* [Objective]: Starting at the line that contains "Generate a Python" and stopping at the line that contains "from datetime import datetime, timedelta", return those lines exactly and nothing else. Both end lines count; pictures do not.
§ §
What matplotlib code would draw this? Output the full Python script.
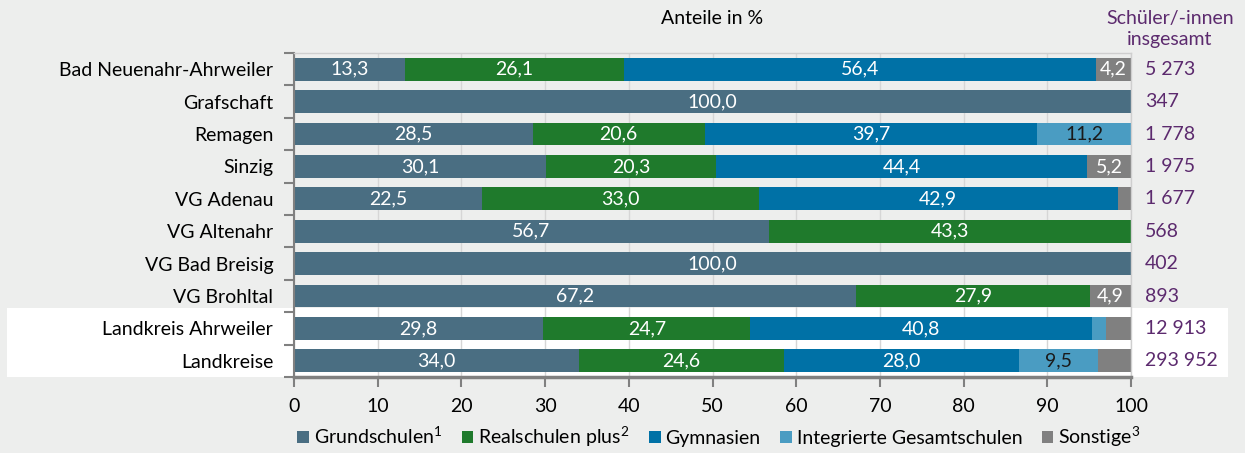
import matplotlib

matplotlib.use("Agg")
import matplotlib.pyplot as plt
from matplotlib.patches import Patch, Rectangle
import numpy as np

plt.rcParams["font.family"] = ["Lato", "DejaVu Sans"]
plt.rcParams["mathtext.fontset"] = "custom"
plt.rcParams["mathtext.rm"] = "Lato"
plt.rcParams["mathtext.it"] = "Lato"

regions = ["Bad Neuenahr-Ahrweiler", "Grafschaft", "Remagen", "Sinzig", "VG Adenau",
           "VG Altenahr", "VG Bad Breisig", "VG Brohltal", "Landkreis Ahrweiler", "Landkreise"]
grundschulen = [13.3, 100.0, 28.5, 30.1, 22.5, 56.7, 100.0, 67.2, 29.8, 34.0]
realschulen = [26.1, 0, 20.6, 20.3, 33.0, 43.3, 0, 27.9, 24.7, 24.6]
gymnasien = [56.4, 0, 39.7, 44.4, 42.9, 0, 0, 0, 40.8, 28.0]
gesamtschulen = [0, 0, 11.2, 0, 0, 0, 0, 0, 1.7, 9.5]
sonstige = [4.2, 0, 0, 5.2, 1.6, 0, 0, 4.9, 3.0, 3.9]
totals = ["5 273", "347", "1 778", "1 975", "1 677", "568", "402", "893", "12 913", "293 952"]

series = [
    ("Grundschulen$^\\mathregular{1}$", grundschulen, "#4a6e82", "white"),
    ("Realschulen plus$^\\mathregular{2}$", realschulen, "#1f7a2c", "white"),
    ("Gymnasien", gymnasien, "#0071a6", "white"),
    ("Integrierte Gesamtschulen", gesamtschulen, "#4a9cc2", "#1a1a1a"),
    ("Sonstige$^\\mathregular{3}$", sonstige, "#808080", "white"),
]

BG = "#edeeed"
PURPLE = "#5c2a6e"
FS = 14

fig = plt.figure(figsize=(12.45, 4.53), dpi=100, facecolor=BG)
ax = fig.add_axes([294 / 1245, 1 - 377 / 453, 837 / 1245, 324 / 453])
ax.set_facecolor("none")

# weißer Hintergrund hinter den Vergleichszeilen
fig.patches.append(Rectangle((7 / 1245, 1 - 377 / 453), (1228 - 7) / 1245, 69 / 453,
                             transform=fig.transFigure, facecolor="white",
                             edgecolor="none", zorder=-1))

y = np.arange(len(regions))
left = np.zeros(len(regions))
for name, vals, col, tcol in series:
    vals = np.array(vals)
    ax.barh(y, vals, left=left, height=0.7, color=col, edgecolor="none", zorder=2)
    for i, v in enumerate(vals):
        if v >= 4:
            ax.text(left[i] + v / 2, i, f"{v:.1f}".replace(".", ","), ha="center",
                    va="center", color=tcol, fontsize=FS, zorder=3)
    left += vals

ax.set_xlim(0, 100)
ax.set_ylim(len(regions) - 0.5, -0.5)
ax.set_xticks(np.arange(0, 101, 10))
ax.set_yticks(y)
ax.set_yticklabels(regions, fontsize=FS)
ax.set_yticks(np.arange(-0.5, len(regions)), minor=True)
ax.tick_params(axis="y", which="major", length=0, pad=15)
ax.tick_params(axis="y", which="minor", length=7, color="#808080", width=1.5)
ax.tick_params(axis="x", length=7, color="#808080", width=1.5, labelsize=FS, pad=8)
ax.grid(axis="x", color="#d6d6d6", linewidth=1, zorder=0)
ax.set_axisbelow(True)
for s in ["top", "right"]:
    ax.spines[s].set_color("#cfcfcf")
    ax.spines[s].set_linewidth(1)
ax.spines["left"].set_color("#808080")
ax.spines["left"].set_linewidth(1.5)
ax.spines["bottom"].set_color("#808080")
ax.spines["bottom"].set_linewidth(2.5)

for i, t in enumerate(totals):
    ax.text(1.017, i, t, transform=ax.get_yaxis_transform(), ha="left", va="center",
            color=PURPLE, fontsize=FS)

fig.text(1170 / 1245, 1 - 29 / 453, "Schüler/-innen\ninsgesamt", ha="center", va="center",
         color=PURPLE, fontsize=FS, linespacing=1.3)
fig.text(712 / 1245, 1 - 18 / 453, "Anteile in %", ha="center", va="center", fontsize=FS)

handles = [Patch(facecolor=c, edgecolor="none") for _, _, c, _ in series]
fig.legend(handles, [s[0] for s in series], loc="center", bbox_to_anchor=(719 / 1245, 1 - 437 / 453),
           ncol=5, frameon=False, fontsize=FS, handlelength=0.6, handleheight=0.6,
           handletextpad=0.25, columnspacing=1.0, borderpad=0)

fig.savefig("out.png", dpi=100, facecolor=BG)
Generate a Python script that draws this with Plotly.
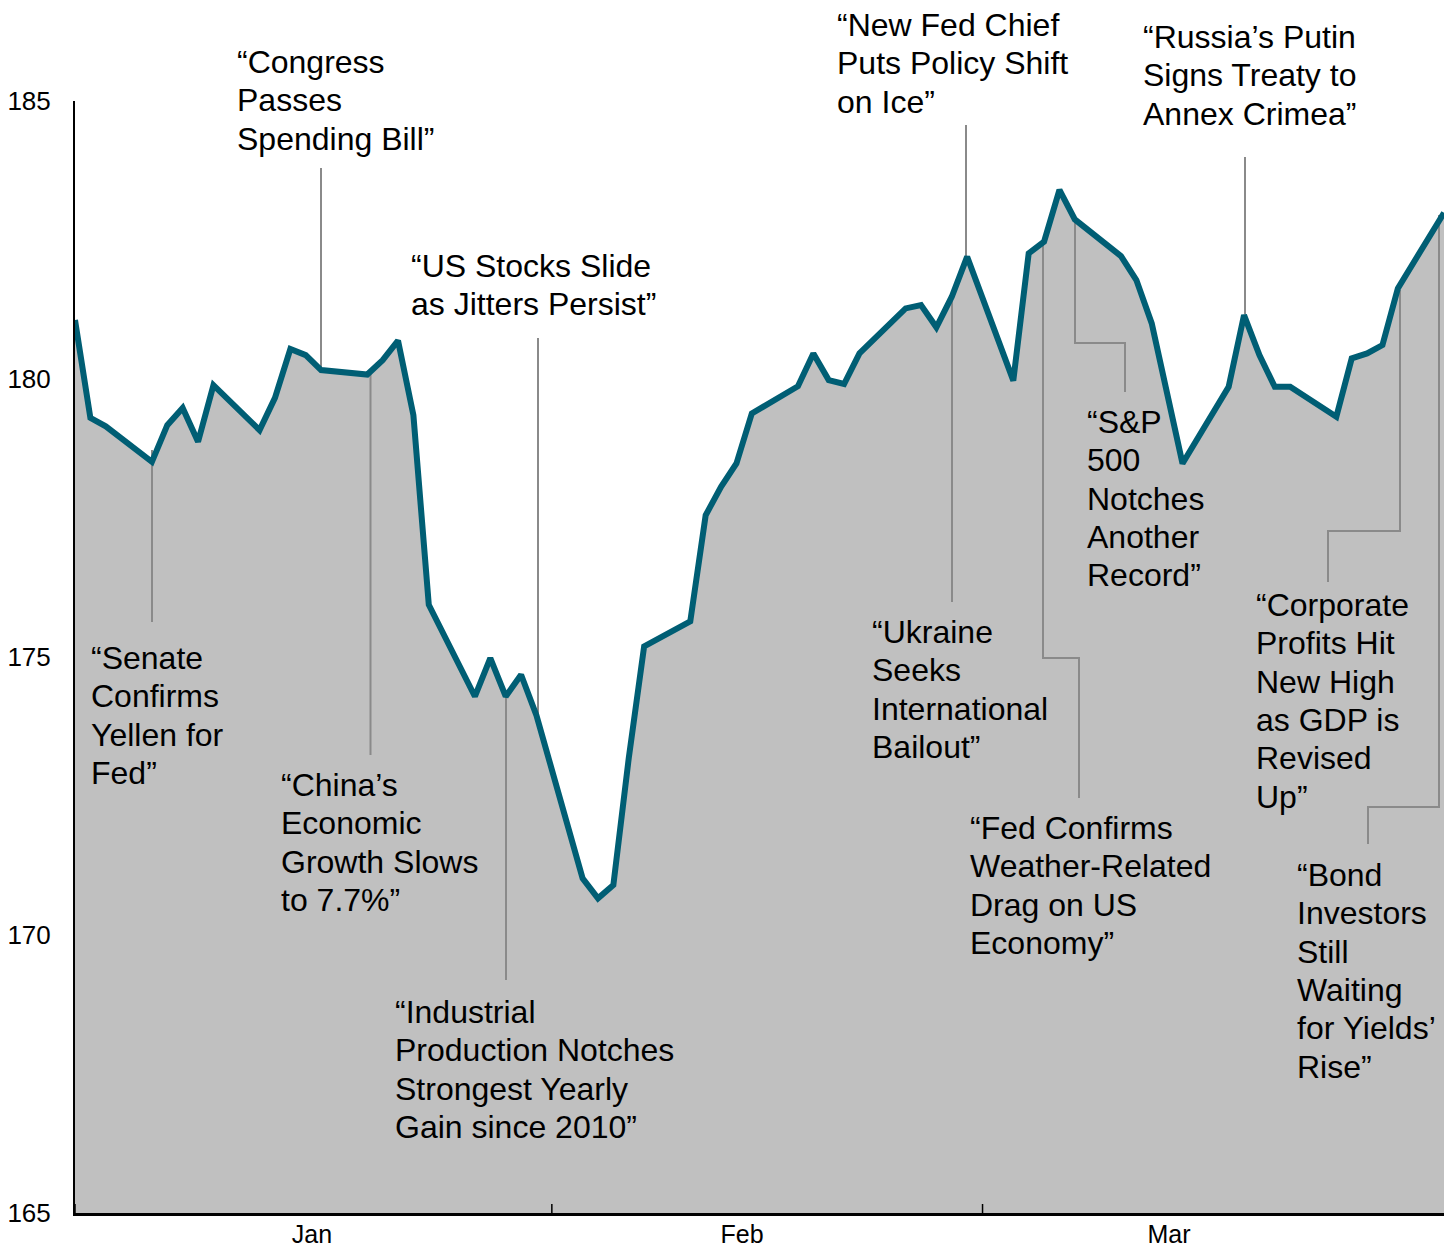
import plotly.graph_objects as go
from datetime import datetime, timedelta

# ---------------- data ----------------
dates = [
    "2014-01-01", "2014-01-02", "2014-01-03", "2014-01-06", "2014-01-07", "2014-01-08",
    "2014-01-09", "2014-01-10", "2014-01-13", "2014-01-14", "2014-01-15", "2014-01-16",
    "2014-01-17", "2014-01-20", "2014-01-21", "2014-01-22", "2014-01-23", "2014-01-24",
    "2014-01-27", "2014-01-28", "2014-01-29", "2014-01-30", "2014-01-31",
    "2014-02-03", "2014-02-04", "2014-02-05", "2014-02-06", "2014-02-07", "2014-02-10",
    "2014-02-11", "2014-02-12", "2014-02-13", "2014-02-14", "2014-02-17", "2014-02-18",
    "2014-02-19", "2014-02-20", "2014-02-21", "2014-02-24", "2014-02-25", "2014-02-26",
    "2014-02-27", "2014-02-28",
    "2014-03-03", "2014-03-04", "2014-03-05", "2014-03-06", "2014-03-07", "2014-03-10",
    "2014-03-11", "2014-03-12", "2014-03-13", "2014-03-14", "2014-03-17", "2014-03-18",
    "2014-03-19", "2014-03-20", "2014-03-21", "2014-03-24", "2014-03-25", "2014-03-26",
    "2014-03-27", "2014-03-28", "2014-03-31",
]
values = [
    181.06, 179.30, 179.15, 178.51, 179.17, 179.48,
    178.87, 179.89, 179.08, 179.66, 180.54, 180.43,
    180.16, 180.08, 180.34, 180.69, 179.35, 175.94,
    174.29, 174.98, 174.29, 174.68, 173.95,
    171.02, 170.66, 170.90, 173.18, 175.19, 175.64,
    177.55, 178.06, 178.48, 179.38, 179.87, 180.46,
    179.98, 179.91, 180.46, 181.27, 181.33, 180.93,
    181.48, 182.20,
    179.97, 182.26, 182.47, 183.40, 182.87, 182.21,
    181.78, 181.00, 179.75, 178.48, 179.86, 181.15,
    180.43, 179.86, 179.86, 179.32, 180.37, 180.46,
    180.61, 181.63, 182.99,
]

y_ticks = [165, 170, 175, 180, 185]
month_labels = ["Jan", "Feb", "Mar"]
month_starts = ["2014-01-01", "2014-02-01", "2014-03-01"]

headlines = [
    ["“Senate", "Confirms", "Yellen for", "Fed”"],
    ["“Congress", "Passes", "Spending Bill”"],
    ["“China’s", "Economic", "Growth Slows", "to 7.7%”"],
    ["“US Stocks Slide", "as Jitters Persist”"],
    ["“Industrial", "Production Notches", "Strongest Yearly", "Gain since 2010”"],
    ["“New Fed Chief", "Puts Policy Shift", "on Ice”"],
    ["“Ukraine", "Seeks", "International", "Bailout”"],
    ["“Fed Confirms", "Weather-Related", "Drag on US", "Economy”"],
    ["“S&amp;P", "500", "Notches", "Another", "Record”"],
    ["“Russia’s Putin", "Signs Treaty to", "Annex Crimea”"],
    ["“Corporate", "Profits Hit", "New High", "as GDP is", "Revised", "Up”"],
    ["“Bond", "Investors", "Still", "Waiting", "for Yields’", "Rise”"],
]

# ---------------- layout geometry (pixels) ----------------
W, H = 1453, 1247
ML, MR, MT, MB = 75, 9, 101, 34
PW, PH = W - ML - MR, H - MT - MB
X0 = datetime(2014, 1, 1)
X1 = datetime(2014, 3, 31)
DAYS = (X1 - X0).days
Y0, Y1 = 165, 185


def px_date(px):
    return X0 + timedelta(days=(px - ML) / PW * DAYS)


def py_val(py):
    return Y1 - (py - MT) / PH * (Y1 - Y0)


# text block positions: (left px, first-line centre px)
text_pos = [
    (92, 658), (238, 62), (282, 785), (412, 266), (396, 1012), (838, 25),
    (873, 632), (971, 828), (1088, 422), (1144, 37), (1257, 605), (1298, 875),
]
TEXT_DX = -3
LINE_H = 38.3

# connector polylines in pixels
connectors = [
    [(152, 450), (152, 622)],
    [(321, 168), (321, 367)],
    [(370.5, 371), (370.5, 755)],
    [(538, 338), (538, 718)],
    [(506, 697), (506, 980)],
    [(966, 125), (966, 257)],
    [(952, 300), (952, 602)],
    [(1043, 243), (1043, 658), (1079, 658), (1079, 798)],
    [(1075, 220), (1075, 343), (1125, 343), (1125, 392)],
    [(1245, 157), (1245, 314)],
    [(1400, 290), (1400, 531), (1328, 531), (1328, 582)],
    [(1439, 215), (1439, 807), (1368, 807), (1368, 844)],
]

LINE_COLOR = "#005e74"
FILL_COLOR = "#c0c0c0"
CONN_COLOR = "#8a8a8a"
FONT = "Liberation Sans, Arial, Helvetica, sans-serif"

fig = go.Figure()

# filled area
fig.add_trace(go.Scatter(
    x=dates, y=values, mode="lines", fill="tozeroy",
    fillcolor=FILL_COLOR, line=dict(width=0, color=FILL_COLOR),
    hoverinfo="skip", showlegend=False,
))

# connectors
for pts in connectors:
    fig.add_trace(go.Scatter(
        x=[px_date(p[0]) for p in pts], y=[py_val(p[1]) for p in pts],
        mode="lines", line=dict(color=CONN_COLOR, width=2),
        hoverinfo="skip", showlegend=False, cliponaxis=False,
    ))

# main line
fig.add_trace(go.Scatter(
    x=dates, y=values, mode="lines",
    line=dict(color=LINE_COLOR, width=6), showlegend=False,
))

annotations = []
for lines, (tx, ty) in zip(headlines, text_pos):
    for i, ln in enumerate(lines):
        cy = ty + i * LINE_H
        annotations.append(dict(
            xref="paper", yref="paper",
            x=(tx + TEXT_DX - ML) / PW, y=(H - MB - cy) / PH,
            xanchor="left", yanchor="middle",
            text=ln, showarrow=False,
            font=dict(family=FONT, size=32, color="#000000"),
        ))

shapes = []
for d in month_starts:
    shapes.append(dict(
        type="line", xref="x", x0=d, x1=d,
        yref="y", ysizemode="pixel", yanchor=Y0, y0=-9, y1=9,
        line=dict(color="#000000", width=1.5),
    ))

# month label positions (px centres)
month_label_px = [312, 742, 1169]

fig.update_layout(
    width=W, height=H,
    margin=dict(l=ML, r=MR, t=MT, b=MB, pad=0, autoexpand=False),
    paper_bgcolor="white", plot_bgcolor="white",
    showlegend=False,
    annotations=annotations,
    shapes=shapes,
    font=dict(family=FONT, color="#000000"),
    xaxis=dict(
        type="date", range=[X0, X1], automargin=False,
        showgrid=False, zeroline=False,
        showline=True, linecolor="#000000", linewidth=3,
        tickvals=[px_date(p) for p in month_label_px], ticktext=month_labels,
        ticks="", ticklen=0, ticklabelstandoff=-3,
        tickfont=dict(family=FONT, size=25, color="#000000"),
    ),
    yaxis=dict(
        range=[Y0, Y1], automargin=False,
        tickvals=y_ticks, ticktext=[str(v) for v in y_ticks],
        showgrid=False, zeroline=False,
        showline=True, linecolor="#000000", linewidth=2,
        ticks="outside", ticklen=17, tickcolor="rgba(0,0,0,0)",
        tickfont=dict(family=FONT, size=26, color="#000000"),
    ),
)

fig.write_html("out.html", config={"displayModeBar": False},
               post_script="document.body.style.margin='0';")
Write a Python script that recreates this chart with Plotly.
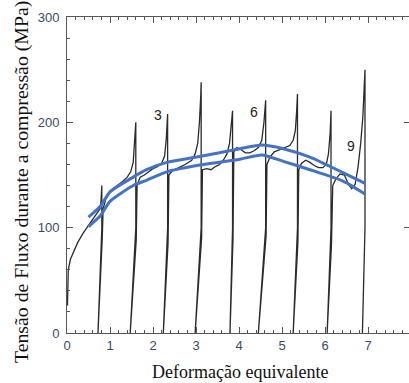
§ §
* [Finished task]:
Generate a Python script that draws this with Plotly.
import plotly.graph_objects as go
from datetime import datetime, timedelta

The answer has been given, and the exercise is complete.